▶ [Problem]
Without the pictures, set down the records below word for word.

--- start Items ---

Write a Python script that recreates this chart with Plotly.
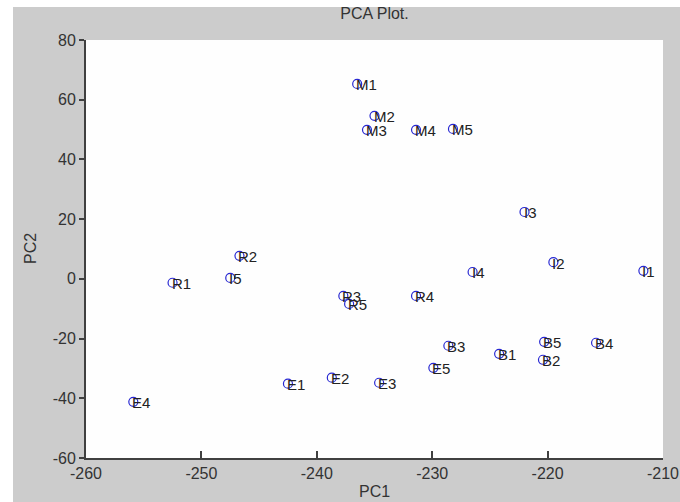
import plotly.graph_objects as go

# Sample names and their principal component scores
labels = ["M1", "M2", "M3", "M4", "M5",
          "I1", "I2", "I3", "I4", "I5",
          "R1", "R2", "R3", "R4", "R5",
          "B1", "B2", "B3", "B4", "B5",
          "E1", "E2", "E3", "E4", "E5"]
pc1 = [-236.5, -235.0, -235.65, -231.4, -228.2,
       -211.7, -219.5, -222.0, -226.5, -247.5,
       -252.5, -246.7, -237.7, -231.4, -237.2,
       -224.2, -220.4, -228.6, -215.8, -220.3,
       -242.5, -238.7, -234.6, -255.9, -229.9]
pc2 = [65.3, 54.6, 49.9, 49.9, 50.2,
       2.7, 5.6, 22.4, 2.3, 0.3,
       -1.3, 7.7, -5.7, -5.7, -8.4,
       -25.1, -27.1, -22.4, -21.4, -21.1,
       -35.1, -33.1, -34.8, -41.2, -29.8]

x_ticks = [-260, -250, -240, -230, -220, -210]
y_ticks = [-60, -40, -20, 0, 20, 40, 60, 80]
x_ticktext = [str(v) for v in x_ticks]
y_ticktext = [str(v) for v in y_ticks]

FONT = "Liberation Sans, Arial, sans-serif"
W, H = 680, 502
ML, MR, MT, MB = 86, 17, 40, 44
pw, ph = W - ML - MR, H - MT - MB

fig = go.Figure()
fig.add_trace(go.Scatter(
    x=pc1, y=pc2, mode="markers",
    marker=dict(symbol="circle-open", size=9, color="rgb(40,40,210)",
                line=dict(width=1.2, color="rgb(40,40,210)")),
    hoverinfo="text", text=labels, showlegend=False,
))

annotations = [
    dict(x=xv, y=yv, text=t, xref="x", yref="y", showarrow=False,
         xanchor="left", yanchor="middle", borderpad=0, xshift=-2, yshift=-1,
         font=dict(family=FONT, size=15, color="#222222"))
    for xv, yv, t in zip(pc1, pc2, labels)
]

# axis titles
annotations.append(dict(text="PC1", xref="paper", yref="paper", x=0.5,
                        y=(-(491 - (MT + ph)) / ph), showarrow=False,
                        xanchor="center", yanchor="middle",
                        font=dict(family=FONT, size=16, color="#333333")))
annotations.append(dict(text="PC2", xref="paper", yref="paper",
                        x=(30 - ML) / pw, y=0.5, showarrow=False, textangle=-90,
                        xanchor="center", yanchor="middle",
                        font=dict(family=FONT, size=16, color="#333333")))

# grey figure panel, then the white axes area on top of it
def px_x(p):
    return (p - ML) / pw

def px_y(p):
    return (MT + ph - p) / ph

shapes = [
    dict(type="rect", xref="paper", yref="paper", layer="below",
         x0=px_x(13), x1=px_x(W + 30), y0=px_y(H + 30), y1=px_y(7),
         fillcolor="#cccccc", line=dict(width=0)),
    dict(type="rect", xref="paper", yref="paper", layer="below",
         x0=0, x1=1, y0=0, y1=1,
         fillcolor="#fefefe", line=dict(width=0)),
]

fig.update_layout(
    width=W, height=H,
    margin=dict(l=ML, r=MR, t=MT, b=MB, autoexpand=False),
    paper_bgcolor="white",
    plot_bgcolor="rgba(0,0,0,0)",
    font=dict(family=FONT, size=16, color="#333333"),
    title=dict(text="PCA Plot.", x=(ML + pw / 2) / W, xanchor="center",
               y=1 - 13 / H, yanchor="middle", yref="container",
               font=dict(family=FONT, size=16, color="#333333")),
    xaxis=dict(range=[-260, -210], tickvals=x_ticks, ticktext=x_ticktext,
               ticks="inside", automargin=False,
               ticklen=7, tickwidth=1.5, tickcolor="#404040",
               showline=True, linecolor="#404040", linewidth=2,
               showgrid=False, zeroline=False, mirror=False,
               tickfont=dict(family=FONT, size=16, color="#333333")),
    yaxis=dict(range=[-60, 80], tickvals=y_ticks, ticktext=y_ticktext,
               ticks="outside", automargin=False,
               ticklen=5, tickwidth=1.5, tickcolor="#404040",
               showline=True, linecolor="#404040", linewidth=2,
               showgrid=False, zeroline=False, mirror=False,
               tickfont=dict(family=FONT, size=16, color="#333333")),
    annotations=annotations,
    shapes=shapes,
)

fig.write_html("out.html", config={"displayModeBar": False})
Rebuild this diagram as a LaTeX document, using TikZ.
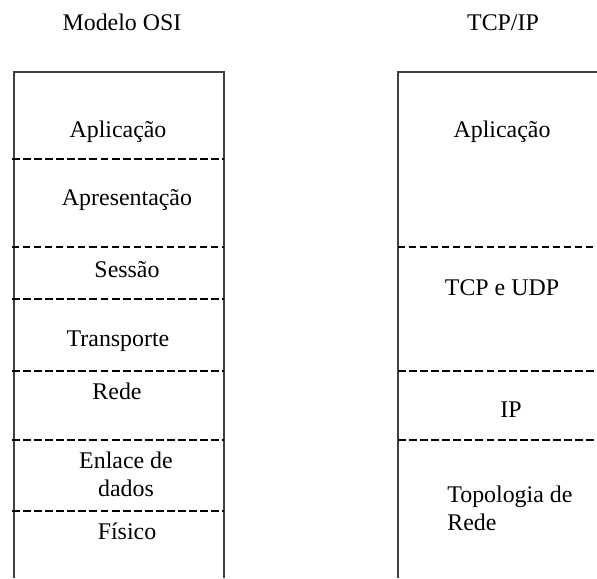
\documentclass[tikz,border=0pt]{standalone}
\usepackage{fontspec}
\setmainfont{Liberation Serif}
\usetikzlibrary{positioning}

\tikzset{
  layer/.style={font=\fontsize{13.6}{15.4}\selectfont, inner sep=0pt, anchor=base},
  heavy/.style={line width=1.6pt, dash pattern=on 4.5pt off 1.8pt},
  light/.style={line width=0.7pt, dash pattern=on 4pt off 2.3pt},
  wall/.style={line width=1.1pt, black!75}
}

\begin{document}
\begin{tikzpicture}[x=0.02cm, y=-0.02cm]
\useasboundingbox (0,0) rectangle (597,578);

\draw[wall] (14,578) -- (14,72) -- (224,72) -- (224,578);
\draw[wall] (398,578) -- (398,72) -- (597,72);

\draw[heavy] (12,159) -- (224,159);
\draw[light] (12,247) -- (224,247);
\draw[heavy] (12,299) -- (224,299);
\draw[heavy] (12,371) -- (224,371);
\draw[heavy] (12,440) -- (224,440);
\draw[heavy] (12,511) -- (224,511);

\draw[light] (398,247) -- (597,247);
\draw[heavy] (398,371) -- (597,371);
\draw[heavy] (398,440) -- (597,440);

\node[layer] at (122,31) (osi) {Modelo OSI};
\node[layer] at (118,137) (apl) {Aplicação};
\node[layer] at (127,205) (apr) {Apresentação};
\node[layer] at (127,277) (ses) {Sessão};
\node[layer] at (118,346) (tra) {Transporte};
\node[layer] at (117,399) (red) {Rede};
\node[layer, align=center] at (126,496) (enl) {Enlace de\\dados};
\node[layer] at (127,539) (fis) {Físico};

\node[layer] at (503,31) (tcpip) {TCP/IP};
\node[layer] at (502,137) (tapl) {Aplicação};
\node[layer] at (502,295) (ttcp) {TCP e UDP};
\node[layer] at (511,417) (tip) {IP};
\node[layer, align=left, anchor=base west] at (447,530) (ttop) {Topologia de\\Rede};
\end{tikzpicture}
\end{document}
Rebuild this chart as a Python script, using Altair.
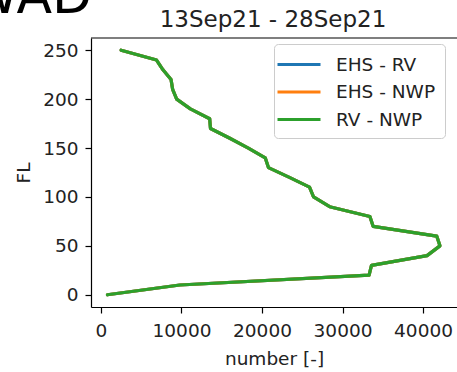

--- end Items ---

▶ [Response to the exercise]
Write a Python script that recreates this chart with Plotly.
import plotly.graph_objects as go

# Sample names and their principal component scores
labels = ["M1", "M2", "M3", "M4", "M5",
          "I1", "I2", "I3", "I4", "I5",
          "R1", "R2", "R3", "R4", "R5",
          "B1", "B2", "B3", "B4", "B5",
          "E1", "E2", "E3", "E4", "E5"]
pc1 = [-236.5, -235.0, -235.65, -231.4, -228.2,
       -211.7, -219.5, -222.0, -226.5, -247.5,
       -252.5, -246.7, -237.7, -231.4, -237.2,
       -224.2, -220.4, -228.6, -215.8, -220.3,
       -242.5, -238.7, -234.6, -255.9, -229.9]
pc2 = [65.3, 54.6, 49.9, 49.9, 50.2,
       2.7, 5.6, 22.4, 2.3, 0.3,
       -1.3, 7.7, -5.7, -5.7, -8.4,
       -25.1, -27.1, -22.4, -21.4, -21.1,
       -35.1, -33.1, -34.8, -41.2, -29.8]

x_ticks = [-260, -250, -240, -230, -220, -210]
y_ticks = [-60, -40, -20, 0, 20, 40, 60, 80]
x_ticktext = [str(v) for v in x_ticks]
y_ticktext = [str(v) for v in y_ticks]

FONT = "Liberation Sans, Arial, sans-serif"
W, H = 680, 502
ML, MR, MT, MB = 86, 17, 40, 44
pw, ph = W - ML - MR, H - MT - MB

fig = go.Figure()
fig.add_trace(go.Scatter(
    x=pc1, y=pc2, mode="markers",
    marker=dict(symbol="circle-open", size=9, color="rgb(40,40,210)",
                line=dict(width=1.2, color="rgb(40,40,210)")),
    hoverinfo="text", text=labels, showlegend=False,
))

annotations = [
    dict(x=xv, y=yv, text=t, xref="x", yref="y", showarrow=False,
         xanchor="left", yanchor="middle", borderpad=0, xshift=-2, yshift=-1,
         font=dict(family=FONT, size=15, color="#222222"))
    for xv, yv, t in zip(pc1, pc2, labels)
]

# axis titles
annotations.append(dict(text="PC1", xref="paper", yref="paper", x=0.5,
                        y=(-(491 - (MT + ph)) / ph), showarrow=False,
                        xanchor="center", yanchor="middle",
                        font=dict(family=FONT, size=16, color="#333333")))
annotations.append(dict(text="PC2", xref="paper", yref="paper",
                        x=(30 - ML) / pw, y=0.5, showarrow=False, textangle=-90,
                        xanchor="center", yanchor="middle",
                        font=dict(family=FONT, size=16, color="#333333")))

# grey figure panel, then the white axes area on top of it
def px_x(p):
    return (p - ML) / pw

def px_y(p):
    return (MT + ph - p) / ph

shapes = [
    dict(type="rect", xref="paper", yref="paper", layer="below",
         x0=px_x(13), x1=px_x(W + 30), y0=px_y(H + 30), y1=px_y(7),
         fillcolor="#cccccc", line=dict(width=0)),
    dict(type="rect", xref="paper", yref="paper", layer="below",
         x0=0, x1=1, y0=0, y1=1,
         fillcolor="#fefefe", line=dict(width=0)),
]

fig.update_layout(
    width=W, height=H,
    margin=dict(l=ML, r=MR, t=MT, b=MB, autoexpand=False),
    paper_bgcolor="white",
    plot_bgcolor="rgba(0,0,0,0)",
    font=dict(family=FONT, size=16, color="#333333"),
    title=dict(text="PCA Plot.", x=(ML + pw / 2) / W, xanchor="center",
               y=1 - 13 / H, yanchor="middle", yref="container",
               font=dict(family=FONT, size=16, color="#333333")),
    xaxis=dict(range=[-260, -210], tickvals=x_ticks, ticktext=x_ticktext,
               ticks="inside", automargin=False,
               ticklen=7, tickwidth=1.5, tickcolor="#404040",
               showline=True, linecolor="#404040", linewidth=2,
               showgrid=False, zeroline=False, mirror=False,
               tickfont=dict(family=FONT, size=16, color="#333333")),
    yaxis=dict(range=[-60, 80], tickvals=y_ticks, ticktext=y_ticktext,
               ticks="outside", automargin=False,
               ticklen=5, tickwidth=1.5, tickcolor="#404040",
               showline=True, linecolor="#404040", linewidth=2,
               showgrid=False, zeroline=False, mirror=False,
               tickfont=dict(family=FONT, size=16, color="#333333")),
    annotations=annotations,
    shapes=shapes,
)

fig.write_html("out.html", config={"displayModeBar": False})
Rebuild this diagram as a LaTeX document, using TikZ.
\documentclass[tikz,border=0pt]{standalone}
\usepackage{fontspec}
\setmainfont{Liberation Serif}
\usetikzlibrary{positioning}

\tikzset{
  layer/.style={font=\fontsize{13.6}{15.4}\selectfont, inner sep=0pt, anchor=base},
  heavy/.style={line width=1.6pt, dash pattern=on 4.5pt off 1.8pt},
  light/.style={line width=0.7pt, dash pattern=on 4pt off 2.3pt},
  wall/.style={line width=1.1pt, black!75}
}

\begin{document}
\begin{tikzpicture}[x=0.02cm, y=-0.02cm]
\useasboundingbox (0,0) rectangle (597,578);

\draw[wall] (14,578) -- (14,72) -- (224,72) -- (224,578);
\draw[wall] (398,578) -- (398,72) -- (597,72);

\draw[heavy] (12,159) -- (224,159);
\draw[light] (12,247) -- (224,247);
\draw[heavy] (12,299) -- (224,299);
\draw[heavy] (12,371) -- (224,371);
\draw[heavy] (12,440) -- (224,440);
\draw[heavy] (12,511) -- (224,511);

\draw[light] (398,247) -- (597,247);
\draw[heavy] (398,371) -- (597,371);
\draw[heavy] (398,440) -- (597,440);

\node[layer] at (122,31) (osi) {Modelo OSI};
\node[layer] at (118,137) (apl) {Aplicação};
\node[layer] at (127,205) (apr) {Apresentação};
\node[layer] at (127,277) (ses) {Sessão};
\node[layer] at (118,346) (tra) {Transporte};
\node[layer] at (117,399) (red) {Rede};
\node[layer, align=center] at (126,496) (enl) {Enlace de\\dados};
\node[layer] at (127,539) (fis) {Físico};

\node[layer] at (503,31) (tcpip) {TCP/IP};
\node[layer] at (502,137) (tapl) {Aplicação};
\node[layer] at (502,295) (ttcp) {TCP e UDP};
\node[layer] at (511,417) (tip) {IP};
\node[layer, align=left, anchor=base west] at (447,530) (ttop) {Topologia de\\Rede};
\end{tikzpicture}
\end{document}
Rebuild this chart as a Python script, using Altair.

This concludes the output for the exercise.